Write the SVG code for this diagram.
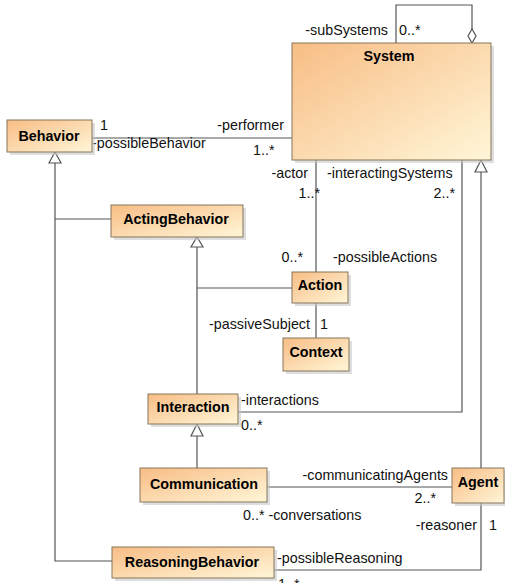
<svg xmlns="http://www.w3.org/2000/svg" width="505" height="583" viewBox="0 0 505 583">
<defs>
<linearGradient id="g" x1="0" y1="0" x2="1" y2="1">
<stop offset="0" stop-color="#f8bd85"/>
<stop offset="1" stop-color="#fff6d8"/>
</linearGradient>
<style>
.box{fill:url(#g);stroke:#85765a;stroke-width:1}
.sh{fill:#c8c8c8;opacity:0.6}
.t{font-family:"Liberation Sans",Arial,sans-serif;font-weight:bold;font-size:14.3px;fill:#000;text-anchor:middle}
.l{font-family:"Liberation Sans",Arial,sans-serif;font-size:14.3px;fill:#111}
.e{text-anchor:end}
.c{fill:none;stroke:#555;stroke-width:1.2}
.tri{fill:#fff;stroke:#555;stroke-width:1.2}
</style>
</defs>
<rect width="505" height="583" fill="#fff"/>
<g id="connectors">
<line class="c" x1="92" y1="138" x2="292" y2="138"/>
<path class="c" d="M396,43 V5 H472 V29"/>
<polygon class="tri" points="472,43 476,36 472,29 468,36"/>
<line class="c" x1="316" y1="160" x2="316" y2="272"/>
<path class="c" d="M462,160 V412 H238"/>
<line class="c" x1="481" y1="468" x2="481" y2="172"/>
<polygon class="tri" points="481,160 487,172 475,172"/>
<path class="c" d="M55,163 V561 H112 M55,219 H111"/>
<polygon class="tri" points="55,152 61,163 49,163"/>
<path class="c" d="M197,247 V394 M197,288 H292"/>
<polygon class="tri" points="197,237 203,247 191,247"/>
<line class="c" x1="316" y1="303" x2="316" y2="338"/>
<line class="c" x1="197" y1="436" x2="197" y2="468"/>
<polygon class="tri" points="197,424 203,436 191,436"/>
<line class="c" x1="267" y1="487" x2="452" y2="487"/>
<path class="c" d="M481,503 V570 H274"/>
<text class="l" x="100" y="130">1</text>
<text class="l e" x="284" y="130">-performer</text>
<text class="l" x="92" y="148">-possibleBehavior</text>
<text class="l" x="253" y="155">1..*</text>
<text class="l e" x="388" y="35">-subSystems</text>
<text class="l" x="399" y="35">0..*</text>
<text class="l e" x="308" y="178">-actor</text>
<text class="l e" x="320" y="198">1..*</text>
<text class="l" x="327" y="178">-interactingSystems</text>
<text class="l e" x="455" y="198">2..*</text>
<text class="l e" x="303" y="262">0..*</text>
<text class="l" x="333" y="262">-possibleActions</text>
<text class="l e" x="310" y="329">-passiveSubject</text>
<text class="l" x="320" y="329">1</text>
<text class="l" x="241" y="405">-interactions</text>
<text class="l" x="241" y="430">0..*</text>
<text class="l e" x="448" y="480">-communicatingAgents</text>
<text class="l e" x="436" y="503">2..*</text>
<text class="l" x="243" y="520">0..* -conversations</text>
<text class="l e" x="477" y="530">-reasoner</text>
<text class="l" x="489" y="530">1</text>
<text class="l" x="277" y="563">-possibleReasoning</text>
<text class="l" x="278" y="589">1..*</text>
</g>
<g id="System">
<rect class="sh" x="295" y="46" width="199" height="117"/>
<rect class="box" x="292" y="43" width="199" height="117"/>
<text class="t" x="389" y="61">System</text>
</g>
<g id="Behavior">
<rect class="sh" x="10" y="123" width="85" height="32"/>
<rect class="box" x="7" y="120" width="85" height="32"/>
<text class="t" x="49" y="141">Behavior</text>
</g>
<g id="ActingBehavior">
<rect class="sh" x="114" y="208" width="132" height="32"/>
<rect class="box" x="111" y="205" width="132" height="32"/>
<text class="t" x="176" y="224">ActingBehavior</text>
</g>
<g id="Action">
<rect class="sh" x="295" y="275" width="56" height="31"/>
<rect class="box" x="292" y="272" width="56" height="31"/>
<text class="t" x="320" y="290">Action</text>
</g>
<g id="Context">
<rect class="sh" x="286" y="341" width="66" height="33"/>
<rect class="box" x="283" y="338" width="66" height="33"/>
<text class="t" x="316" y="357">Context</text>
</g>
<g id="Interaction">
<rect class="sh" x="151" y="397" width="90" height="30"/>
<rect class="box" x="148" y="394" width="90" height="30"/>
<text class="t" x="193" y="412">Interaction</text>
</g>
<g id="Communication">
<rect class="sh" x="143" y="471" width="127" height="34"/>
<rect class="box" x="140" y="468" width="127" height="34"/>
<text class="t" x="204" y="489">Communication</text>
</g>
<g id="Agent">
<rect class="sh" x="455" y="471" width="52" height="35"/>
<rect class="box" x="452" y="468" width="52" height="35"/>
<text class="t" x="478" y="487">Agent</text>
</g>
<g id="ReasoningBehavior">
<rect class="sh" x="115" y="550" width="162" height="31"/>
<rect class="box" x="112" y="547" width="162" height="31"/>
<text class="t" x="192" y="567">ReasoningBehavior</text>
</g>
</svg>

**What is expected**
Copy all the data exactly as written, but skip any picture.

**Written reply**
Write the SVG code for this diagram.
<svg xmlns="http://www.w3.org/2000/svg" width="505" height="583" viewBox="0 0 505 583">
<defs>
<linearGradient id="g" x1="0" y1="0" x2="1" y2="1">
<stop offset="0" stop-color="#f8bd85"/>
<stop offset="1" stop-color="#fff6d8"/>
</linearGradient>
<style>
.box{fill:url(#g);stroke:#85765a;stroke-width:1}
.sh{fill:#c8c8c8;opacity:0.6}
.t{font-family:"Liberation Sans",Arial,sans-serif;font-weight:bold;font-size:14.3px;fill:#000;text-anchor:middle}
.l{font-family:"Liberation Sans",Arial,sans-serif;font-size:14.3px;fill:#111}
.e{text-anchor:end}
.c{fill:none;stroke:#555;stroke-width:1.2}
.tri{fill:#fff;stroke:#555;stroke-width:1.2}
</style>
</defs>
<rect width="505" height="583" fill="#fff"/>
<g id="connectors">
<line class="c" x1="92" y1="138" x2="292" y2="138"/>
<path class="c" d="M396,43 V5 H472 V29"/>
<polygon class="tri" points="472,43 476,36 472,29 468,36"/>
<line class="c" x1="316" y1="160" x2="316" y2="272"/>
<path class="c" d="M462,160 V412 H238"/>
<line class="c" x1="481" y1="468" x2="481" y2="172"/>
<polygon class="tri" points="481,160 487,172 475,172"/>
<path class="c" d="M55,163 V561 H112 M55,219 H111"/>
<polygon class="tri" points="55,152 61,163 49,163"/>
<path class="c" d="M197,247 V394 M197,288 H292"/>
<polygon class="tri" points="197,237 203,247 191,247"/>
<line class="c" x1="316" y1="303" x2="316" y2="338"/>
<line class="c" x1="197" y1="436" x2="197" y2="468"/>
<polygon class="tri" points="197,424 203,436 191,436"/>
<line class="c" x1="267" y1="487" x2="452" y2="487"/>
<path class="c" d="M481,503 V570 H274"/>
<text class="l" x="100" y="130">1</text>
<text class="l e" x="284" y="130">-performer</text>
<text class="l" x="92" y="148">-possibleBehavior</text>
<text class="l" x="253" y="155">1..*</text>
<text class="l e" x="388" y="35">-subSystems</text>
<text class="l" x="399" y="35">0..*</text>
<text class="l e" x="308" y="178">-actor</text>
<text class="l e" x="320" y="198">1..*</text>
<text class="l" x="327" y="178">-interactingSystems</text>
<text class="l e" x="455" y="198">2..*</text>
<text class="l e" x="303" y="262">0..*</text>
<text class="l" x="333" y="262">-possibleActions</text>
<text class="l e" x="310" y="329">-passiveSubject</text>
<text class="l" x="320" y="329">1</text>
<text class="l" x="241" y="405">-interactions</text>
<text class="l" x="241" y="430">0..*</text>
<text class="l e" x="448" y="480">-communicatingAgents</text>
<text class="l e" x="436" y="503">2..*</text>
<text class="l" x="243" y="520">0..* -conversations</text>
<text class="l e" x="477" y="530">-reasoner</text>
<text class="l" x="489" y="530">1</text>
<text class="l" x="277" y="563">-possibleReasoning</text>
<text class="l" x="278" y="589">1..*</text>
</g>
<g id="System">
<rect class="sh" x="295" y="46" width="199" height="117"/>
<rect class="box" x="292" y="43" width="199" height="117"/>
<text class="t" x="389" y="61">System</text>
</g>
<g id="Behavior">
<rect class="sh" x="10" y="123" width="85" height="32"/>
<rect class="box" x="7" y="120" width="85" height="32"/>
<text class="t" x="49" y="141">Behavior</text>
</g>
<g id="ActingBehavior">
<rect class="sh" x="114" y="208" width="132" height="32"/>
<rect class="box" x="111" y="205" width="132" height="32"/>
<text class="t" x="176" y="224">ActingBehavior</text>
</g>
<g id="Action">
<rect class="sh" x="295" y="275" width="56" height="31"/>
<rect class="box" x="292" y="272" width="56" height="31"/>
<text class="t" x="320" y="290">Action</text>
</g>
<g id="Context">
<rect class="sh" x="286" y="341" width="66" height="33"/>
<rect class="box" x="283" y="338" width="66" height="33"/>
<text class="t" x="316" y="357">Context</text>
</g>
<g id="Interaction">
<rect class="sh" x="151" y="397" width="90" height="30"/>
<rect class="box" x="148" y="394" width="90" height="30"/>
<text class="t" x="193" y="412">Interaction</text>
</g>
<g id="Communication">
<rect class="sh" x="143" y="471" width="127" height="34"/>
<rect class="box" x="140" y="468" width="127" height="34"/>
<text class="t" x="204" y="489">Communication</text>
</g>
<g id="Agent">
<rect class="sh" x="455" y="471" width="52" height="35"/>
<rect class="box" x="452" y="468" width="52" height="35"/>
<text class="t" x="478" y="487">Agent</text>
</g>
<g id="ReasoningBehavior">
<rect class="sh" x="115" y="550" width="162" height="31"/>
<rect class="box" x="112" y="547" width="162" height="31"/>
<text class="t" x="192" y="567">ReasoningBehavior</text>
</g>
</svg>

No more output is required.